Omran’s family talked to Syrian state media and pan-Arab al-Mayadeen TV in interviews broadcast on Monday.

In the footage, Omran is healthy and well, cuddling his father and siblings, playing with a ball and waving a Syrian regime flag.

The interviews are the first time the little boy has been in the public eye since since photos and video of him in the back of a White Helmets ambulance after an air strike shocked the world in August 2016. His older brother Ali later died of wounds sustained in the same bombing.

Speaking to reporters, Omran’s father said that the family had refused interviews with pro-opposition outlets and kept a low profile until the siege barricades fell at the end of last year and the family crossed into government-held territory.

In an interview with Kinana Alloush, a presenter for Syrian government-run TV who once took a selfie with the corpses of opposition fighters, Omran’s father said that his son had been used as a “propaganda tool” by rebel forces, and that the family had always been pro-regime.

He also said that he did not hear a plane above the house before the strike that injured Omran and killed his brother.

“They wanted to trade in his blood and published his photos,“ he said.

The family used a different name for Omran and cut his hair in an effort to shield him from media and individuals who threatened to kidnap him.

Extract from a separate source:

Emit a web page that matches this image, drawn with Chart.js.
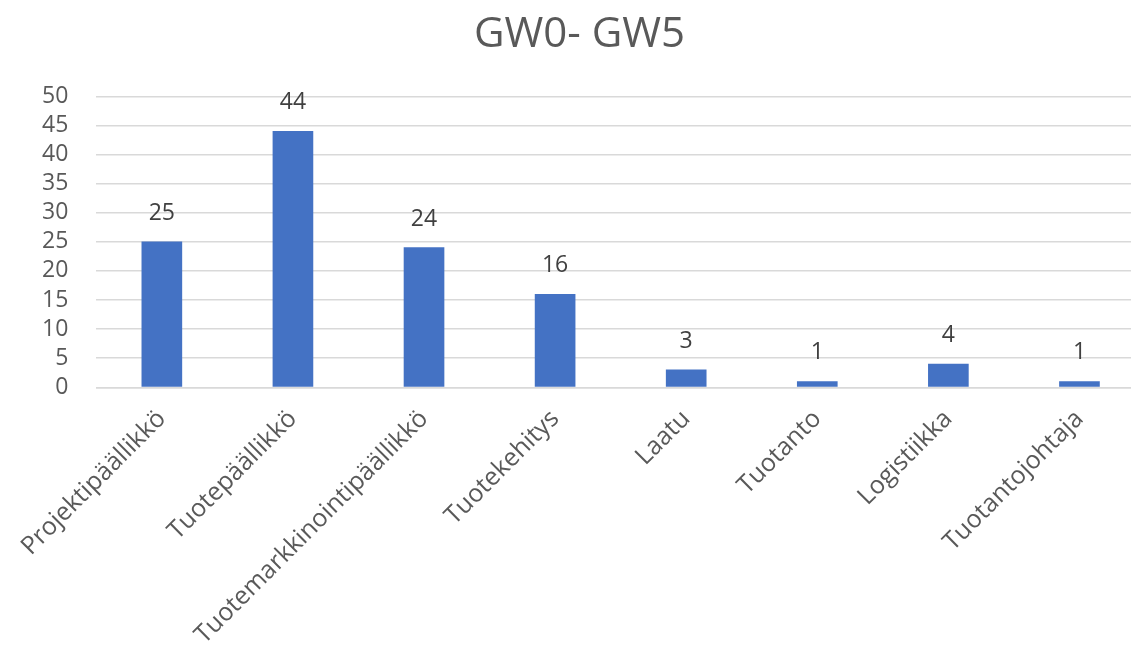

Several rebel sources claimed that the family had been forced to give the pro-government interview. “If I were in Omran’s father’s shoes and read this, I would feel my son Ali is being killed [again],” one Idlib-based activist said.

In the past the Syrian government has offered rewards to residents of cities which have fallen back under its control to speak publicly about rebel abuses.

Aleppo fell to government forces and foreign militias in December 2016 after an extended siege and Russian-backed bombing campaign condemned by the international community.

The recapture of the city - which was the last urban rebel stronghold - marked the definitive turn in the six-year-old war in President Bashar al-Assad’s favour.